Иванов прыгнул на платформу, заслонил собой маленького Горелова.
— Товарищи! — крикнул он и, выждав, когда стало тише, продолжал громко: — Как ни велико значение Петрограда для революции, мы одни не решим ее исхода — сил не хватит. Без уральского пролетариата, без горняков и металлургов Донбасса, без солдатских масс — выступать нельзя.
— А мы-то что, не солдатские массы? — заорал георгиевский кавалер, появившись рядом с механиком и напирая на него грудью. — Мы-то что, не воевали? Нам эти Егории, — кавалер потряс крестами, — не за красивые глаза давали…
— Армия уже не доверяет Временному правительству, но она еще находится под влиянием своих комитетов, в которых верховодят эсеры и меньшевики — вроде этого кавалера с кандибобером, — сказал механик.
— Долой его! — закричали с портального крана, и какой-то солдат столкнул Иванова с платформы, да еще на лету огрел его прикладом винтовки.
Иванов упал на землю, больно ударившись коленом о камень. Вокруг весело захохотали. Зная по опыту, что оставить за противником последнее слово — это значит проиграть, Иванов снова взобрался на платформу. Но его не стали слушать.
Живая человеческая река хлынула за ворота завода и растеклась по улице, неся на себе плакаты и красные флаги.
К механику Иванову подошел смущенный Баулин, спросил:
— Что же делать теперь? Начнешь уговаривать — обязательно отлупят.
— Остановить рабочих нельзя. Оставить их одних тоже нельзя. Есть директива партии: идти с рабочими и постараться придать демонстрации организованный и мирный характер. Передай членам партии, каких только встретишь, чтобы они удерживали рабочих от всяких попыток применить оружие.
Баулин исчез в толпе.
Начавшаяся третьего июля демонстрация все разрасталась; она продолжалась и на следующий день. К ней присоединились матросы, прибывшие из Кронштадта и Ораниенбаума с лозунгами: «Вся власть Советам!» Шумная демонстрация, насчитывающая около полумиллиона рабочих и солдат, подошла к дворцу Кшесинской, а оттуда направилась к Таврическому дворцу. Там заседал Всероссийский Центральный Комитет Советов.
Демонстранты здесь же, на улицах, избирали делегации. Представители пятидесяти предприятий явились в Таврический дворец и шумно потребовали, чтобы Всероссийский Центральный Исполнительный Комитет взял власть в свои руки.
А в это время на замершую, молчаливую Дворцовую площадь стягивались верные Временному правительству части: юнкера Владимирского военного училища, девятый кавалерийский и первый казачий полки. Всадники, спешившись, переговаривались друг с другом, ждали приказа разгонять народ.
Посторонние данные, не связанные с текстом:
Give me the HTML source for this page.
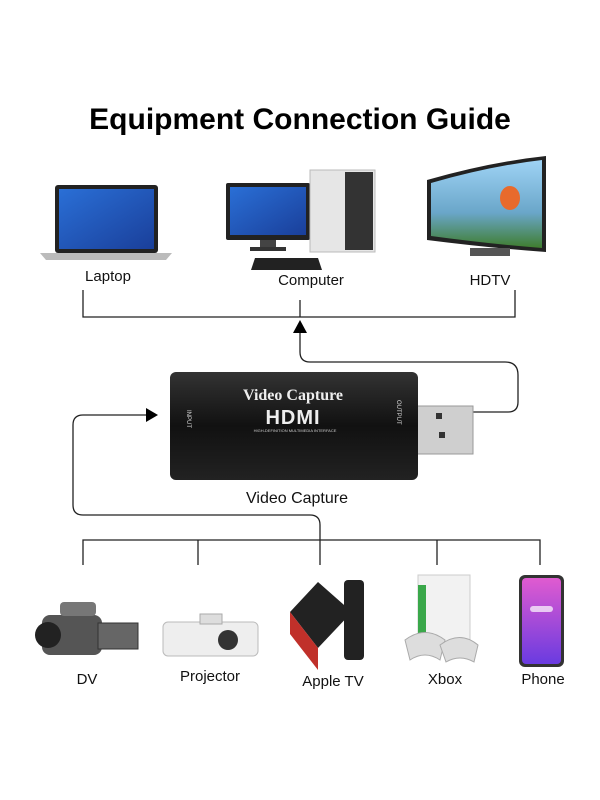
<!DOCTYPE html>
<html><head><style>
body{margin:0;width:600px;height:800px;background:#fff;position:relative;overflow:hidden;font-family:"Liberation Sans",sans-serif}
.t{position:absolute;font-size:15px;color:#111;transform:translateX(-50%);white-space:nowrap}
</style></head><body>
<div style="position:absolute;top:103px;left:0;width:600px;text-align:center;font-weight:bold;font-size:30px;color:#000">Equipment Connection Guide</div>
<svg width="600" height="800" style="position:absolute;left:0;top:0">
<defs>
<linearGradient id="scr" x1="0" y1="0" x2="1" y2="1"><stop offset="0" stop-color="#2a6fd6"/><stop offset="1" stop-color="#1a3f9a"/></linearGradient>
<linearGradient id="tv" x1="0" y1="0" x2="0" y2="1"><stop offset="0" stop-color="#9fd3f5"/><stop offset="0.6" stop-color="#6aa6c9"/><stop offset="1" stop-color="#3f7d2e"/></linearGradient>
<linearGradient id="ph" x1="0" y1="0" x2="0" y2="1"><stop offset="0" stop-color="#e05bd0"/><stop offset="1" stop-color="#6a3be0"/></linearGradient>
<linearGradient id="cap" x1="0" y1="0" x2="0" y2="1"><stop offset="0" stop-color="#333"/><stop offset="0.5" stop-color="#111"/><stop offset="1" stop-color="#222"/></linearGradient>
</defs>
<rect x="55" y="185" width="103" height="68" rx="3" fill="#222"/>
<rect x="59" y="189" width="95" height="60" fill="url(#scr)"/>
<path d="M40 253 H172 L166 260 H46 Z" fill="#bbb"/>
<rect x="226" y="183" width="84" height="57" rx="2" fill="#222"/>
<rect x="230" y="187" width="76" height="48" fill="url(#scr)"/>
<rect x="260" y="240" width="16" height="8" fill="#444"/>
<rect x="250" y="247" width="36" height="4" fill="#333"/>
<path d="M255 258 H318 L322 270 H251 Z" fill="#222"/>
<rect x="310" y="170" width="65" height="82" fill="#e6e6e6" stroke="#bbb"/>
<rect x="345" y="172" width="28" height="78" fill="#333"/>
<path d="M427 180 Q490 162 546 156 V252 Q490 248 427 240 Z" fill="#222"/>
<path d="M431 183 Q490 166 542 160 V248 Q490 244 431 236 Z" fill="url(#tv)"/>
<ellipse cx="510" cy="198" rx="10" ry="12" fill="#e86a2c"/>
<rect x="470" y="248" width="40" height="8" fill="#555"/>
<g stroke="#222" stroke-width="1.3" fill="none">
<path d="M83 290 V317 H515 V290"/><path d="M300 300 V317"/>
<path d="M300 332 V352 Q300 362 310 362 H505 Q518 362 518 375 V402 Q518 412 508 412 H473"/>
<path d="M148 415 H83 Q73 415 73 425 V505 Q73 515 83 515 H310 Q320 515 320 525 V540"/>
<path d="M83 565 V540 H540 V565"/><path d="M198 540 V565"/><path d="M320 540 V565"/><path d="M437 540 V565"/>
</g>
<path d="M300 320 L293 333 H307 Z" fill="#000"/>
<path d="M158 415 L146 408 V422 Z" fill="#000"/>
<rect x="415" y="406" width="58" height="48" fill="#cfcfcf" stroke="#999"/>
<rect x="436" y="413" width="6" height="6" fill="#333"/><rect x="439" y="432" width="6" height="6" fill="#333"/>
<rect x="170" y="372" width="248" height="108" rx="6" fill="url(#cap)"/>
<text x="293" y="400" font-family="Liberation Serif,serif" font-weight="bold" font-size="16" fill="#eee" text-anchor="middle">Video Capture</text>
<text x="293" y="424" font-family="Liberation Sans,sans-serif" font-weight="bold" font-size="20" fill="#eee" text-anchor="middle" letter-spacing="1">HDMI</text>
<text x="295" y="432" font-size="4" fill="#ccc" text-anchor="middle">HIGH-DEFINITION MULTIMEDIA INTERFACE</text>
<text x="187" y="410" font-size="6" fill="#ddd" transform="rotate(90 187 410)">INPUT</text>
<text x="397" y="400" font-size="6" fill="#ddd" transform="rotate(90 397 400)">OUTPUT</text>
<rect x="42" y="615" width="60" height="40" rx="8" fill="#555"/>
<rect x="98" y="623" width="40" height="26" fill="#666" stroke="#333"/>
<circle cx="48" cy="635" r="13" fill="#222"/>
<rect x="60" y="602" width="36" height="14" rx="4" fill="#777"/>
<rect x="163" y="622" width="95" height="34" rx="5" fill="#eee" stroke="#bbb"/>
<circle cx="228" cy="640" r="10" fill="#333"/>
<rect x="200" y="614" width="22" height="10" fill="#ddd" stroke="#aaa"/>
<path d="M290 612 L318 582 L352 612 L318 648 Z" fill="#222"/>
<path d="M290 612 L318 648 V670 L290 634 Z" fill="#c0302a"/>
<rect x="344" y="580" width="20" height="80" rx="4" fill="#222"/>
<rect x="418" y="575" width="52" height="70" fill="#f2f2f2" stroke="#ccc"/>
<rect x="418" y="585" width="8" height="55" fill="#3aa84a"/>
<path d="M405 640 Q425 625 445 640 L440 660 Q425 650 410 660 Z" fill="#ddd" stroke="#aaa"/>
<path d="M440 645 Q460 630 478 645 L474 662 Q460 654 446 662 Z" fill="#ddd" stroke="#aaa"/>
<rect x="519" y="575" width="45" height="92" rx="6" fill="#333"/>
<rect x="522" y="578" width="39" height="86" rx="4" fill="url(#ph)"/>
<rect x="530" y="606" width="23" height="6" rx="3" fill="#fff" opacity="0.7"/>
</svg>
<div class="t" style="left:108px;top:268px">Laptop</div>
<div class="t" style="left:311px;top:272px">Computer</div>
<div class="t" style="left:490px;top:272px">HDTV</div>
<div class="t" style="left:297px;top:490px;font-size:16px">Video Capture</div>
<div class="t" style="left:87px;top:671px">DV</div>
<div class="t" style="left:210px;top:668px">Projector</div>
<div class="t" style="left:333px;top:673px">Apple TV</div>
<div class="t" style="left:445px;top:671px">Xbox</div>
<div class="t" style="left:543px;top:671px">Phone</div>
</body></html>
Главнокомандующий Петроградским военным округом генерал Половцев в смушковой папахе и кашемировой черкеске с Георгиевским крестом над серебряными газырями подъехал в сопровождении конвоя к демонстрантам. Покручивая лихие усики, он зычным, командирским голосом потребовал разойтись по домам.
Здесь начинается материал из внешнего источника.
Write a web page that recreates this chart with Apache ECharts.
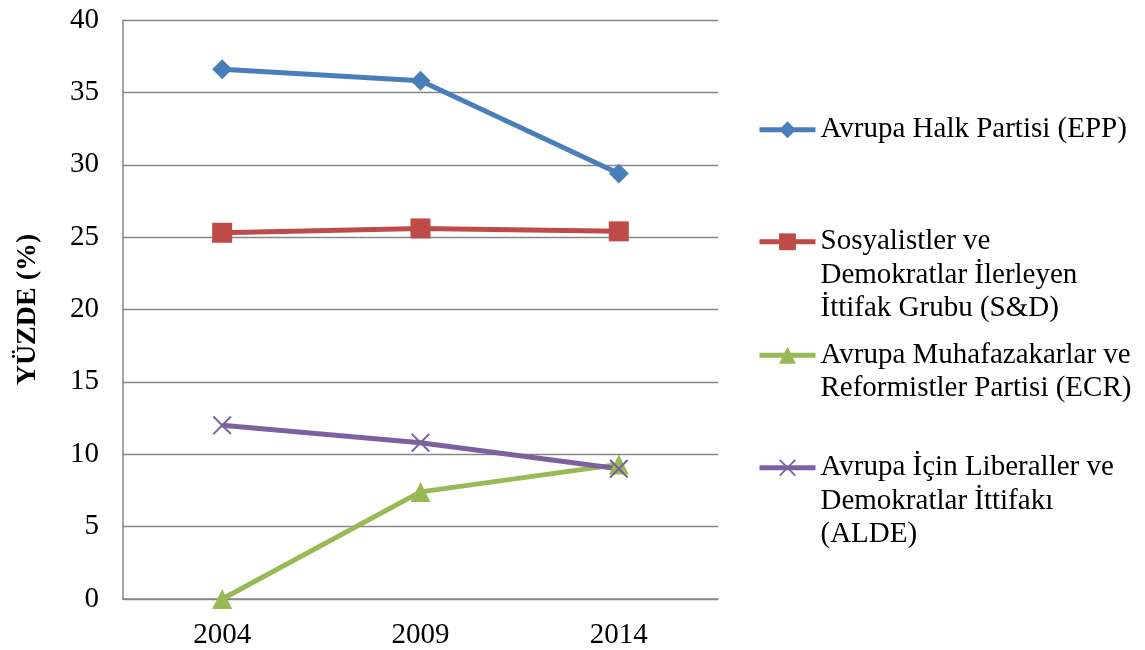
<!DOCTYPE html>
<html>
<head>
<meta charset="utf-8">
<script src="https://cdn.jsdelivr.net/npm/echarts@6/dist/echarts.min.js"></script>
<style>
  html, body { margin: 0; padding: 0; background: #fff; }
  #chart { width: 1145px; height: 650px; }
</style>
</head>
<body>
<div id="chart"></div>
<script>
var years = ['2004', '2009', '2014'];
var eppValues = [36.6, 35.8, 29.4];
var sdValues = [25.3, 25.6, 25.4];
var ecrValues = [0, 7.4, 9.3];
var aldeValues = [12.0, 10.8, 9.0];
var seriesNames = [
  'Avrupa Halk Partisi (EPP)',
  'Sosyalistler ve\nDemokratlar İlerleyen\nİttifak Grubu (S&D)',
  'Avrupa Muhafazakarlar ve\nReformistler Partisi (ECR)',
  'Avrupa İçin Liberaller ve\nDemokratlar İttifakı\n(ALDE)'
];

(function() {
  var font = 'Liberation Serif, Times New Roman, serif';
  var lh = 33.5;
  var xPath = 'path://M1.5,0L10,8.5L18.5,0L20,1.5L11.5,10L20,18.5L18.5,20L10,11.5L1.5,20L0,18.5L8.5,10L0,1.5Z';

  // legend text is centred on the icon, so pad with blank lines above
  // to keep the icon level with the first line
  function legendFor(name, top) {
    return {
      data: [name],
      orient: 'vertical',
      left: 757,
      top: top,
      padding: 0,
      itemWidth: 56,
      itemHeight: 21,
      selectedMode: false,
      lineStyle: { width: 5 },
      formatter: function(n) {
        var lines = n.split('\n');
        var pad = [];
        for (var i = 1; i < lines.length; i++) pad.push(' ');
        return pad.concat(lines).join('\n');
      },
      textStyle: { fontFamily: font, fontSize: 29, color: '#000', lineHeight: lh }
    };
  }

  var chart = echarts.init(document.getElementById('chart'), null, { renderer: 'canvas' });
  chart.setOption({
    animation: false,
    backgroundColor: '#fff',
    grid: { left: 123, right: 427, top: 20, bottom: 51 },
    legend: [
      legendFor(seriesNames[0], 113),
      legendFor(seriesNames[1], 158),
      legendFor(seriesNames[2], 305),
      legendFor(seriesNames[3], 384)
    ],
    xAxis: {
      type: 'category',
      data: years,
      boundaryGap: true,
      axisTick: { show: false },
      axisLine: { lineStyle: { color: '#868686', width: 1.5 } },
      axisLabel: { color: '#000', fontFamily: font, fontSize: 29, margin: 22 }
    },
    yAxis: {
      type: 'value',
      min: 0, max: 40, interval: 5,
      name: 'YÜZDE (%)',
      nameLocation: 'middle',
      nameGap: 81,
      nameTextStyle: { fontFamily: font, fontSize: 28, fontWeight: 'bold', color: '#000' },
      axisLine: { show: true, lineStyle: { color: '#868686', width: 1.5 } },
      axisTick: { show: false },
      axisLabel: { color: '#000', fontFamily: font, fontSize: 29, margin: 24 },
      splitLine: { lineStyle: { color: '#868686', width: 1.3 } }
    },
    series: [
      { name: seriesNames[0], type: 'line', data: eppValues, symbol: 'diamond', symbolSize: 20,
        lineStyle: { color: '#4a7ebb', width: 5 }, itemStyle: { color: '#4a7ebb' } },
      { name: seriesNames[1], type: 'line', data: sdValues, symbol: 'rect', symbolSize: 20,
        lineStyle: { color: '#be4b48', width: 5 }, itemStyle: { color: '#be4b48' } },
      { name: seriesNames[2], type: 'line', data: ecrValues, symbol: 'triangle', symbolSize: 20,
        lineStyle: { color: '#98b954', width: 5 }, itemStyle: { color: '#98b954' } },
      { name: seriesNames[3], type: 'line', data: aldeValues, symbol: xPath, symbolSize: 19,
        lineStyle: { color: '#7d60a0', width: 5 }, itemStyle: { color: '#7d60a0' } }
    ]
  });
  window.addEventListener('resize', function() { chart.resize(); });
})();
</script>
</body>
</html>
Какой-то озорной мальчишка запустил в генерала камень и рассек ему лоб. Взбешенный генерал погнался за мальчишкой, но путь ему преградила толпа, и он ускакал под улюлюканье и хохот, размахивая кривой шашкой.
Через полтора часа дворники расклеивали на тумбах приказ за подписью генерала, в котором он требовал немедленного восстановления порядка.